Exercise aim
Copy out every line that contains "Output".

Input
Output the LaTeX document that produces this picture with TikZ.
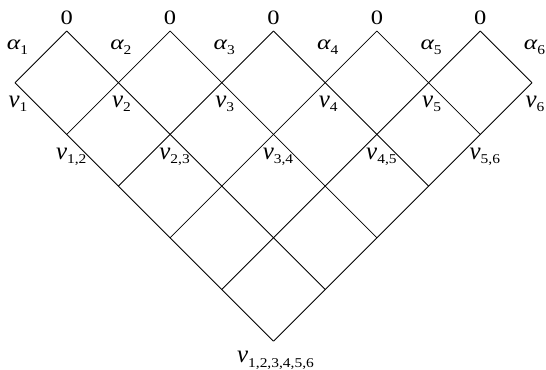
\documentclass[tikz,border=0pt]{standalone}
\usepackage{fontspec}
\setmainfont{Liberation Serif}
\newfontfamily\tms{Liberation Serif}
\usepackage{graphicx}
\newcommand{\subx}[1]{\raisebox{-4.5bp}{\scalebox{1.15}[1]{\tms\upshape\fontsize{13.5}{14}\selectfont #1}}}
\newcommand{\vlab}[1]{{\tms\itshape\fontsize{25}{25}\selectfont v}\subx{#1}}
\newcommand{\alab}[1]{\scalebox{1.25}[1]{\tms\itshape\fontsize{20.5}{20.5}\selectfont α}\subx{#1}}
\newcommand{\zlab}{\scalebox{1.2}[1]{\tms\upshape\fontsize{20.5}{20.5}\selectfont 0}}
\tikzset{
  grid/.style={line width=0.8bp, black},
  lab/.style={inner sep=0pt, outer sep=0pt, anchor=center, font=\tms}
}
\begin{document}
\begin{tikzpicture}[x=1bp,y=-1bp]
\useasboundingbox (0,0) rectangle (546,369);
\foreach \i in {0,...,10}{
  \foreach \j in {0,...,6}{
    \coordinate (p\i-\j) at ({15+51.7*\i},{31+51.7*\j});
  }
}
% down-right lines
\draw[grid] (p0-1) -- (p5-6);
\draw[grid] (p1-0) -- (p6-5);
\draw[grid] (p3-0) -- (p7-4);
\draw[grid] (p5-0) -- (p8-3);
\draw[grid] (p7-0) -- (p9-2);
\draw[grid] (p9-0) -- (p10-1);
% down-left lines
\draw[grid] (p1-0) -- (p0-1);
\draw[grid] (p3-0) -- (p1-2);
\draw[grid] (p5-0) -- (p2-3);
\draw[grid] (p7-0) -- (p3-4);
\draw[grid] (p9-0) -- (p4-5);
\draw[grid] (p10-1) -- (p5-6);
% zero labels
\foreach \k/\i in {1/1,2/3,3/5,4/7,5/9}{
  \path (p\i-0) ++(0,-12.8) node[lab] (z\k) {\zlab};
}
% alpha and v labels
\foreach \k/\i in {1/0,2/2,3/4,4/6,5/8,6/10}{
  \path (p\i-1) ++(2.5,-35.7) node[lab] (a\k) {\alab{\k}};
  \path (p\i-1) ++(3,21) node[lab] (v\k) {\vlab{\k}};
}
% pair labels
\foreach \k/\m/\i in {1/2/1,2/3/3,3/4/5,4/5/7,5/6/9}{
  \path (p\i-2) ++(4.5,22.5) node[lab] (w\k) {\vlab{\k,\m}};
}
\path (p5-6) ++(2,19) node[lab] (vall) {\vlab{1,2,3,4,5,6}};
\end{tikzpicture}
\end{document}
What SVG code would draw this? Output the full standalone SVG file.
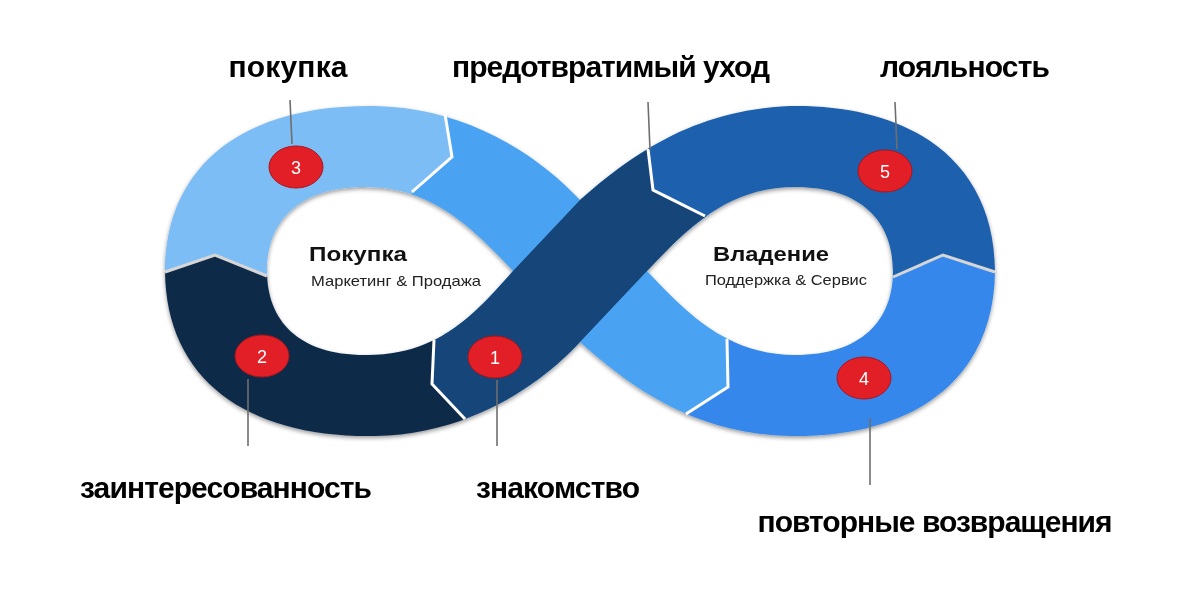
<svg xmlns="http://www.w3.org/2000/svg" xmlns:xlink="http://www.w3.org/1999/xlink" width="1200" height="606" viewBox="0 0 1200 606">
<style>
.lbl{font-family:"Liberation Sans",Arial,sans-serif;font-weight:bold;font-size:30px;fill:#000;text-anchor:middle}
.ttl{font-family:"Liberation Sans",Arial,sans-serif;font-weight:bold;font-size:21px;fill:#111}
.sub{font-family:"Liberation Sans",Arial,sans-serif;font-size:14.5px;fill:#222}
.num{font-family:"Liberation Sans",Arial,sans-serif;font-size:18px;fill:#fff;text-anchor:middle}
.badge{fill:#e21f26;stroke:#a9151b;stroke-width:1}
.lead{stroke:#6e6e6e;stroke-width:1.6;fill:none}
.joint{fill:none;stroke:#fff;stroke-width:3;stroke-linejoin:miter}
.jgray{stroke:#d6d6d6}
</style>
<defs>
<filter id="sh" x="-10%" y="-15%" width="120%" height="135%">
<feDropShadow dx="0" dy="2" stdDeviation="2.2" flood-color="#000" flood-opacity="0.4"/>
</filter>
<path id="sil" fill-rule="evenodd" d="M580 200 C540 157 470 108 375 106 C250 104 166 160 165 271 C166 382 250 438 375 436 C470 434 540 385 580 342 C625 382 690 434 790 436 C910 438 994 382 995 271 C994 160 910 104 790 106 C690 110 625 160 580 200 Z M513 271 C470 225 430 187 365 187 C298 187 267 222 267 271 C267 320 298 355 365 355 C435 356 472 318 513 271 Z M647 271 C690 225 730 187 795 187 C862 187 893 222 893 271 C893 320 862 355 795 355 C730 355 690 317 647 271 Z"/>
<path id="strandD" d="M365 355 C435 356 472 318 513 271 L580 200 C625 160 690 110 790 106 L795 187 C730 187 690 225 647 271 L580 342 C540 385 470 434 375 436 Z"/>
<clipPath id="cpL"><polygon points="443,60 445,114 452,157 412,192 400,240 440,330 600,520 686,414 728,387 727,339 715,300 700,60"/></clipPath>
<clipPath id="cp3"><polygon points="120,287 165,272 215,255 267,276 320,297 400,240 412,192 452,157 445,114 443,60 100,60"/></clipPath>
<clipPath id="cp2"><polygon points="120,287 165,272 215,255 267,276 320,297 400,320 434,340 432,384 465,419 470,480 100,480"/></clipPath>
<clipPath id="cp4"><polygon points="680,480 686,414 728,387 727,339 800,320 840,300 893,277 943,255 995,272 1040,287 1040,480"/></clipPath>
<clipPath id="cp5"><polygon points="1040,287 995,272 943,255 893,277 840,300 760,250 705,216 653,190 648,149 646,60 1040,60"/></clipPath>
<clipPath id="cp1"><polygon points="434,340 432,384 465,419 470,520 800,520 800,250 705,216 653,190 648,149 646,40 300,40 300,300"/></clipPath>
</defs>

<g id="infinity" filter="url(#sh)">
<g id="seg-churn"><use xlink:href="#sil" href="#sil" fill="#4aa3f2" clip-path="url(#cpL)"/></g>
<g id="seg-3"><use xlink:href="#sil" href="#sil" fill="#7dbdf6" clip-path="url(#cp3)"/></g>
<g id="seg-2"><use xlink:href="#sil" href="#sil" fill="#0f2b4a" clip-path="url(#cp2)"/></g>
<g id="seg-4"><use xlink:href="#sil" href="#sil" fill="#3587ec" clip-path="url(#cp4)"/></g>
<g id="seg-5"><use xlink:href="#sil" href="#sil" fill="#1f60ae" clip-path="url(#cp5)"/></g>
<g id="seg-1"><use xlink:href="#strandD" href="#strandD" fill="#174479" clip-path="url(#cp1)"/></g>
<g id="joints">
<polyline class="joint jgray" points="165,272 215,255 267,276"/>
<polyline class="joint" points="445,114 452,157 412,192"/>
<polyline class="joint" points="686,414 728,387 727,339"/>
<polyline class="joint jgray" points="995,272 943,255 893,277"/>
<polyline class="joint" points="648,149 653,190 705,216"/>
<polyline class="joint" points="434,340 432,384 465,419"/>
</g>
</g>

<g id="connectors">
<line class="lead" x1="290" y1="100" x2="292" y2="144"/>
<line class="lead" x1="648" y1="102" x2="650" y2="150"/>
<line class="lead" x1="895" y1="102" x2="897" y2="149"/>
<line class="lead" x1="248" y1="379" x2="248" y2="446"/>
<line class="lead" x1="497" y1="380" x2="497" y2="446"/>
<line class="lead" x1="870" y1="418" x2="870" y2="485"/>
</g>

<g id="center-left">
<text class="ttl" x="309" y="261" textLength="98" lengthAdjust="spacingAndGlyphs">Покупка</text>
<text class="sub" x="311" y="286" textLength="170" lengthAdjust="spacingAndGlyphs">Маркетинг &amp; Продажа</text>
</g>
<g id="center-right">
<text class="ttl" x="713" y="261" textLength="116" lengthAdjust="spacingAndGlyphs">Владение</text>
<text class="sub" x="705" y="285" textLength="162" lengthAdjust="spacingAndGlyphs">Поддержка &amp; Сервис</text>
</g>

<g id="stage-1">
<ellipse class="badge" cx="495" cy="357" rx="27" ry="21"/>
<text class="num" x="495" y="363.5">1</text>
<text class="lbl" x="558" y="498" textLength="164">знакомство</text>
</g>
<g id="stage-2">
<ellipse class="badge" cx="262" cy="356" rx="27" ry="21"/>
<text class="num" x="262" y="362.5">2</text>
<text class="lbl" x="226" y="498" textLength="292">заинтересованность</text>
</g>
<g id="stage-3">
<ellipse class="badge" cx="296" cy="167" rx="27" ry="21"/>
<text class="num" x="296" y="173.5">3</text>
<text class="lbl" x="288" y="77" textLength="119">покупка</text>
</g>
<g id="stage-4">
<ellipse class="badge" cx="864" cy="378" rx="27" ry="21"/>
<text class="num" x="864" y="384.5">4</text>
<text class="lbl" x="935" y="532" textLength="355">повторные возвращения</text>
</g>
<g id="stage-5">
<ellipse class="badge" cx="885" cy="171" rx="27" ry="21"/>
<text class="num" x="885" y="177.5">5</text>
<text class="lbl" x="965" y="77" textLength="170">лояльность</text>
</g>
<g id="stage-churn">
<text class="lbl" x="611" y="77" textLength="318">предотвратимый уход</text>
</g>
</svg>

Result for this task
Output the LaTeX document that produces this picture with TikZ.
What SVG code would draw this? Output the full standalone SVG file.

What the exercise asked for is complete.